## Exercise directions
Collect every line in the records below that contains the word "LaTeX".

Extracted entries start

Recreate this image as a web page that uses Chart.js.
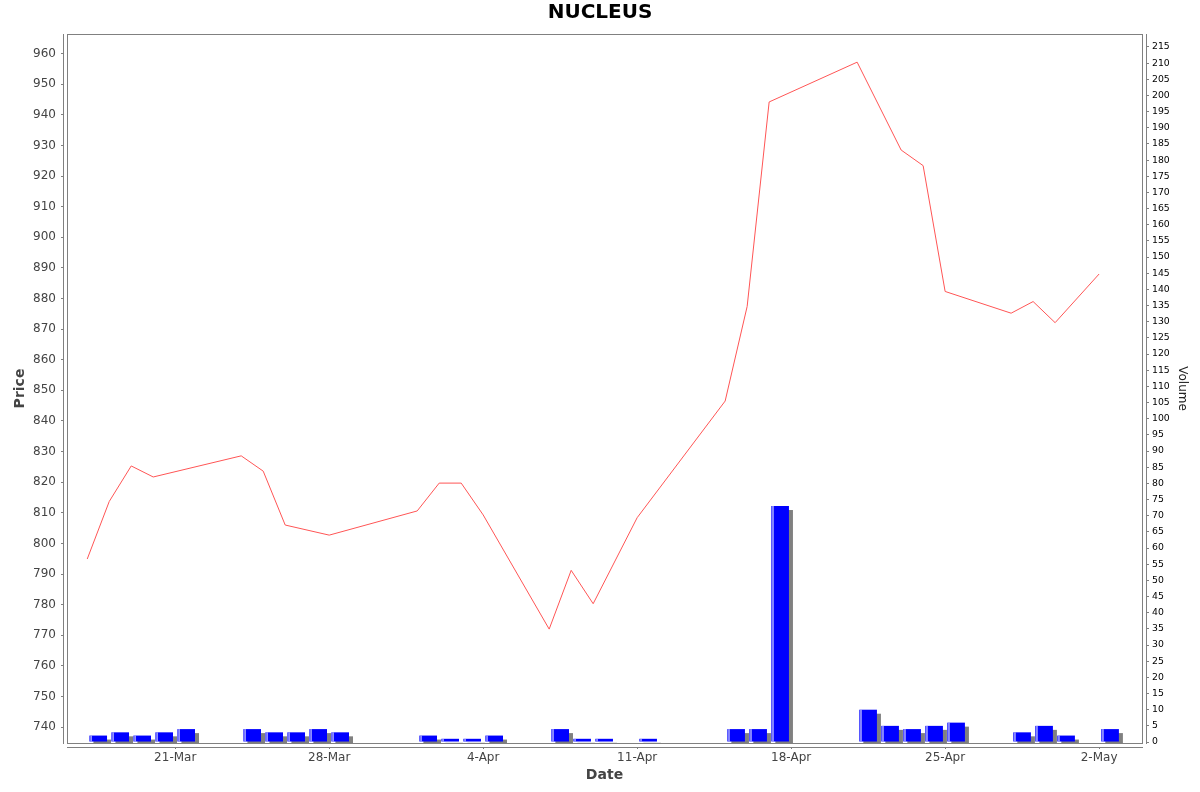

Extracted entries end
Extracted entries start

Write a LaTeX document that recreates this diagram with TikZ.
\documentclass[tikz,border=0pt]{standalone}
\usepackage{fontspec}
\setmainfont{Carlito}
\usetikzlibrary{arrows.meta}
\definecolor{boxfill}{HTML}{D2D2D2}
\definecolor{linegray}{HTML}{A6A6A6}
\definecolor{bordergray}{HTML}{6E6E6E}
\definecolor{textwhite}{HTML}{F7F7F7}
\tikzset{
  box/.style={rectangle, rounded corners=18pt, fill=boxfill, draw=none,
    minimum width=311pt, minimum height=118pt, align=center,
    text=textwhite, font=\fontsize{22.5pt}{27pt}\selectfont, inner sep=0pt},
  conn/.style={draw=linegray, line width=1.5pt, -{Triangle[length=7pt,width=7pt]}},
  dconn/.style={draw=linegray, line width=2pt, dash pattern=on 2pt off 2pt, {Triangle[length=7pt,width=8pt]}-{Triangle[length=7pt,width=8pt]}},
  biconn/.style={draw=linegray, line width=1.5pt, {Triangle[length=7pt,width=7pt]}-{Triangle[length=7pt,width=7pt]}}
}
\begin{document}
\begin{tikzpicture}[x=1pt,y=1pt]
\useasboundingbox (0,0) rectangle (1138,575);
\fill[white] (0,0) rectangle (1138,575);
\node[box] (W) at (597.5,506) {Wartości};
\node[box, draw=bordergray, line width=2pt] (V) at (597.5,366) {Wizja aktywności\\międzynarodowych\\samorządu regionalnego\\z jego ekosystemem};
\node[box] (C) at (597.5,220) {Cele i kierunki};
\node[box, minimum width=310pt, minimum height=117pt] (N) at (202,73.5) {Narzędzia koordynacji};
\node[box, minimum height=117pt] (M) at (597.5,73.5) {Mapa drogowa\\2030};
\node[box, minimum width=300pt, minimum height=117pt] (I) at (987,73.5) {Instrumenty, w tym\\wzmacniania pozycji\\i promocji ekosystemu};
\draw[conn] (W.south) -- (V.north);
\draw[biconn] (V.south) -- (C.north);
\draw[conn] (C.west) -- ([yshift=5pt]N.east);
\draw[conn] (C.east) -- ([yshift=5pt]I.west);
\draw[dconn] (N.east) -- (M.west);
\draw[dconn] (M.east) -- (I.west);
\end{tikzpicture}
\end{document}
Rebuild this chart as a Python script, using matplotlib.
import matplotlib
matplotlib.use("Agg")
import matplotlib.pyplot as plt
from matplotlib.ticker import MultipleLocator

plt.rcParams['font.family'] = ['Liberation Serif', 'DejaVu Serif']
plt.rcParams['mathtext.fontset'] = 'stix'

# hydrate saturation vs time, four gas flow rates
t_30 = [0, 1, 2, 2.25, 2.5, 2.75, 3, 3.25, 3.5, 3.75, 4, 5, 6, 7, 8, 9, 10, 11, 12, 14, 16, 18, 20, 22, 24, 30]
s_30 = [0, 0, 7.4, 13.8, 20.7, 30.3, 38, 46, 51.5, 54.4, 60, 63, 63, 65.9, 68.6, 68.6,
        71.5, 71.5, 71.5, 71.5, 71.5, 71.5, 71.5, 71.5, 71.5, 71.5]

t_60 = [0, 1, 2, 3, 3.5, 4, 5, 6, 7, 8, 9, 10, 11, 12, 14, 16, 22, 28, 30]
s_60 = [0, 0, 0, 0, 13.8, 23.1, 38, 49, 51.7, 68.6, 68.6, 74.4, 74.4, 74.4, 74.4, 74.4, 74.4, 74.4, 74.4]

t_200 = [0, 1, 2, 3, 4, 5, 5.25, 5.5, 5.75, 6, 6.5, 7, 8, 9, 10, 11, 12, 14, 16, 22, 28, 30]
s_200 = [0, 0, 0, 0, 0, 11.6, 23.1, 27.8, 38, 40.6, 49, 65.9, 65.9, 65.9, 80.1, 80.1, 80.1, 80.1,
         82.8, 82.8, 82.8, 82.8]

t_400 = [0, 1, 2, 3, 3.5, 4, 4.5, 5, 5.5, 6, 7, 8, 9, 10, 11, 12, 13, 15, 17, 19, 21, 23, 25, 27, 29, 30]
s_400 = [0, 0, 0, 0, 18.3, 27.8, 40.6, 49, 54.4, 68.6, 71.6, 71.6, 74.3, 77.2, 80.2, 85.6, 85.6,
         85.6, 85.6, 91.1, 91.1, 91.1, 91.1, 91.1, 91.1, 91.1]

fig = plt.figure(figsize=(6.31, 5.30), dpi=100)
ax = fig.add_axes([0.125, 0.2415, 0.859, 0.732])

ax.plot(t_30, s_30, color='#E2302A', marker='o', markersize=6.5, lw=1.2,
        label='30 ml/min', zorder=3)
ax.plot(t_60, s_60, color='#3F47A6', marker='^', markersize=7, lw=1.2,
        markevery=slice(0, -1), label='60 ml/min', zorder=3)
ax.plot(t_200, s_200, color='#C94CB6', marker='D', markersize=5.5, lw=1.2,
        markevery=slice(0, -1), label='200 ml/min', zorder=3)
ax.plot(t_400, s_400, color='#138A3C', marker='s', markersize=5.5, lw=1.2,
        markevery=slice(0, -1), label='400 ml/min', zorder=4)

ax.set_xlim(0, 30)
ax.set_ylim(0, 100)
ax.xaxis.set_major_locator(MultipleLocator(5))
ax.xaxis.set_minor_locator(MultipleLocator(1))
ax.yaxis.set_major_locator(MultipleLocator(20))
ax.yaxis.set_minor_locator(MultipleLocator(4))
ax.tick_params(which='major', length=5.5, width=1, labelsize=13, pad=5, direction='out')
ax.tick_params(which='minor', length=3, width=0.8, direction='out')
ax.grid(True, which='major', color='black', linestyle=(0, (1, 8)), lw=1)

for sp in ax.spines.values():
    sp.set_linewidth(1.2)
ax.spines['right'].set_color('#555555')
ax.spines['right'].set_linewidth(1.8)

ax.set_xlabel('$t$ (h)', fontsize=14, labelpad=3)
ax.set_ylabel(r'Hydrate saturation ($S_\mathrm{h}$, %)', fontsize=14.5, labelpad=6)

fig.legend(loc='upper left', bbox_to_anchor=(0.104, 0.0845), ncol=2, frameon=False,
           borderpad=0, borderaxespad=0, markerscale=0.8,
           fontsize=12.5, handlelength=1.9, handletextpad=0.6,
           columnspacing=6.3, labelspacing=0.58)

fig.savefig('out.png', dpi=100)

Extracted entries end
Extracted entries start

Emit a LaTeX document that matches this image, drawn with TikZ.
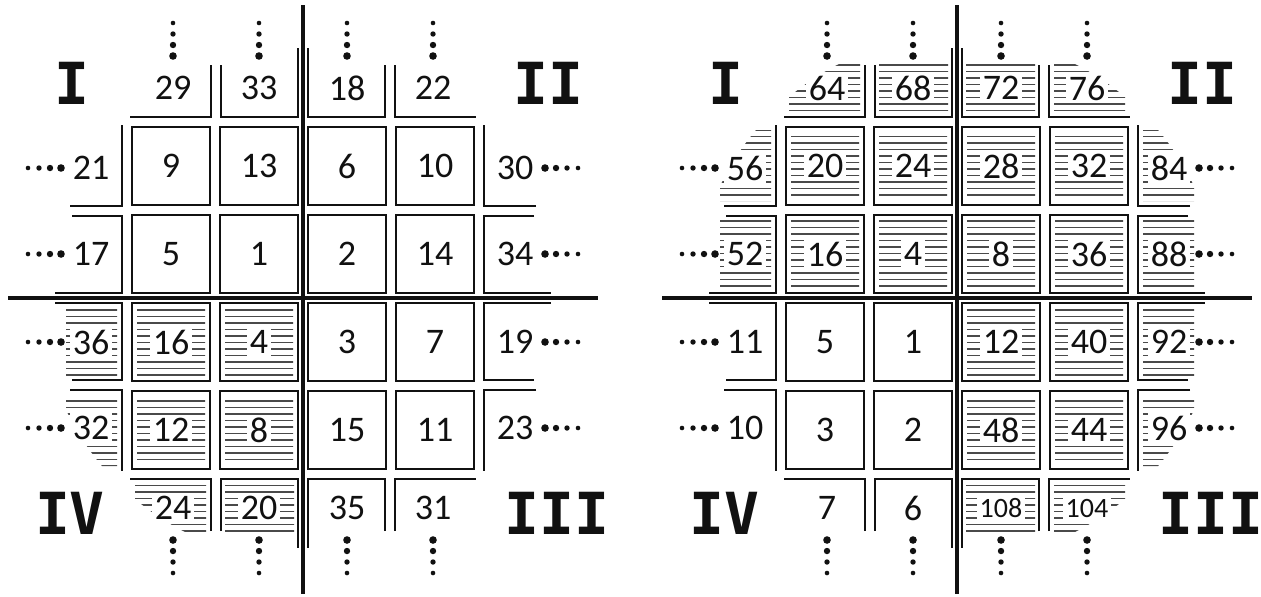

Extracted entries end

## Finished exercise
Write a LaTeX document that recreates this diagram with TikZ.
Emit a LaTeX document that matches this image, drawn with TikZ.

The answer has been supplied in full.